— BEGIN COLLECTED MATERIAL —

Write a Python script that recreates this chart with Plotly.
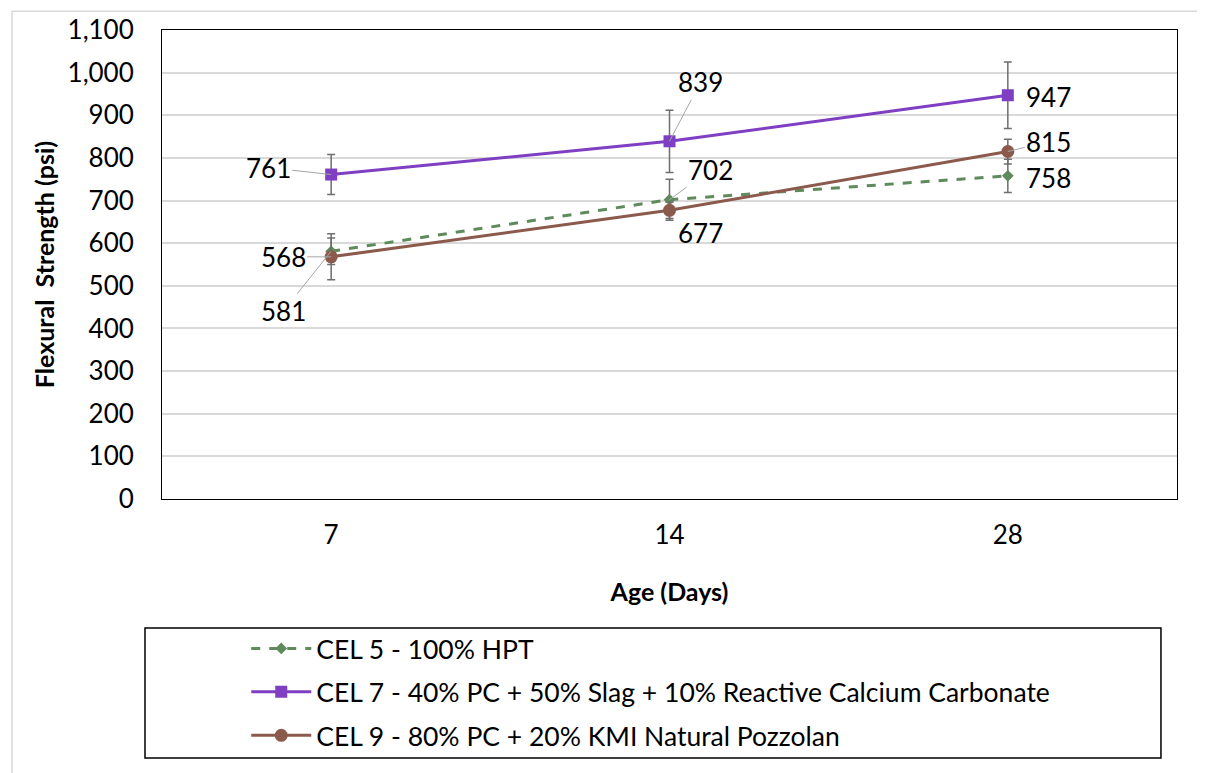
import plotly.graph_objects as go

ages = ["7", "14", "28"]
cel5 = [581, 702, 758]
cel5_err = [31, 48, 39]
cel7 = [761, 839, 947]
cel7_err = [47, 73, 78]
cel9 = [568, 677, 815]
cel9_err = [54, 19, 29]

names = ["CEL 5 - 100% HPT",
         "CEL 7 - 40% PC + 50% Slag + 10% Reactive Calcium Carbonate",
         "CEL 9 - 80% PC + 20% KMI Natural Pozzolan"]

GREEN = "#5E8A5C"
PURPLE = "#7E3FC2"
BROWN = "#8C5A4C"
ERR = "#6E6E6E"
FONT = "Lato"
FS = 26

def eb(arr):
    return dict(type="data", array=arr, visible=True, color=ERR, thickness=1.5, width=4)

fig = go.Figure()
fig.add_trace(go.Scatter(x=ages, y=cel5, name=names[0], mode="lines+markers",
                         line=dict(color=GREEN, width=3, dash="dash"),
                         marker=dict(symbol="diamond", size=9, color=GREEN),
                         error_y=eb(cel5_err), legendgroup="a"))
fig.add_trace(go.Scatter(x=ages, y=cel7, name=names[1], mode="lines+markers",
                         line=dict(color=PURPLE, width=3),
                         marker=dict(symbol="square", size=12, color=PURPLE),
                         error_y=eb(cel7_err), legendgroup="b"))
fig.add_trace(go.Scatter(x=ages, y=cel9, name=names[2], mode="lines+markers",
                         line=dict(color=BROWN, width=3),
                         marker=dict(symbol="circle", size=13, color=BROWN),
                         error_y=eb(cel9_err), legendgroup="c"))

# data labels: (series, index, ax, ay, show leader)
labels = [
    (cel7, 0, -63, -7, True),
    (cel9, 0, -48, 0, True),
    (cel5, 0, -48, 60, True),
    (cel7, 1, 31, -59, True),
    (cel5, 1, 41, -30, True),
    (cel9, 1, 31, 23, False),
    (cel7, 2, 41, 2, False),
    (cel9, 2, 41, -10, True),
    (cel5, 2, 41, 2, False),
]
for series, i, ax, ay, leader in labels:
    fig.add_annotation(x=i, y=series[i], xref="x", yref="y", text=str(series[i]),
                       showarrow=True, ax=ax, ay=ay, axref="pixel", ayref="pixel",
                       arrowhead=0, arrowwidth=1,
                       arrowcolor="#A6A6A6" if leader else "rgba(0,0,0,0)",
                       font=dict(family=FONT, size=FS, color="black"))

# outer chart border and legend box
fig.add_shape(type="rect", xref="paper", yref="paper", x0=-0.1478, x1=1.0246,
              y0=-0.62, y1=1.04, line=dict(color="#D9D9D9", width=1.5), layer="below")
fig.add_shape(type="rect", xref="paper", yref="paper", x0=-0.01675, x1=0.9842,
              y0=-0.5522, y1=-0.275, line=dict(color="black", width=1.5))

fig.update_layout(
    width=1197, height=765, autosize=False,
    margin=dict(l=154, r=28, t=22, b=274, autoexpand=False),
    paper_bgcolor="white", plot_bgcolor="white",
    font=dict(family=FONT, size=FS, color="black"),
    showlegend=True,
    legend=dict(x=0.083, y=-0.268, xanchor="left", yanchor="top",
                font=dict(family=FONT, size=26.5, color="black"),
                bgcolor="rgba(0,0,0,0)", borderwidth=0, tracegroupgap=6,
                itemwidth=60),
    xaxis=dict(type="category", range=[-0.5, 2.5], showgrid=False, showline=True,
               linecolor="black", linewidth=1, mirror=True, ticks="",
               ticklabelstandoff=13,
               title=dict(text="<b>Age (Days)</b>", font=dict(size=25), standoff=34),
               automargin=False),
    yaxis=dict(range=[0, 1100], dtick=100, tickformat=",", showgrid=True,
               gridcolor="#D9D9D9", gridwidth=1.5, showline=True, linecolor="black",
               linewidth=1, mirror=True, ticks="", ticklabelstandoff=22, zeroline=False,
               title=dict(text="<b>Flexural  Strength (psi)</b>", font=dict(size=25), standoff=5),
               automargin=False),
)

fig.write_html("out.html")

— END COLLECTED MATERIAL —

* [STATED EXERCISE] Exactly reproduce the run of lines from the start of the listing through the line with "color=ERR, thickness=1.5, width=4)", inclusive; pictures are not copied.

* [COMPLETED EXERCISE]
Write a Python script that recreates this chart with Plotly.
import plotly.graph_objects as go

ages = ["7", "14", "28"]
cel5 = [581, 702, 758]
cel5_err = [31, 48, 39]
cel7 = [761, 839, 947]
cel7_err = [47, 73, 78]
cel9 = [568, 677, 815]
cel9_err = [54, 19, 29]

names = ["CEL 5 - 100% HPT",
         "CEL 7 - 40% PC + 50% Slag + 10% Reactive Calcium Carbonate",
         "CEL 9 - 80% PC + 20% KMI Natural Pozzolan"]

GREEN = "#5E8A5C"
PURPLE = "#7E3FC2"
BROWN = "#8C5A4C"
ERR = "#6E6E6E"
FONT = "Lato"
FS = 26

def eb(arr):
    return dict(type="data", array=arr, visible=True, color=ERR, thickness=1.5, width=4)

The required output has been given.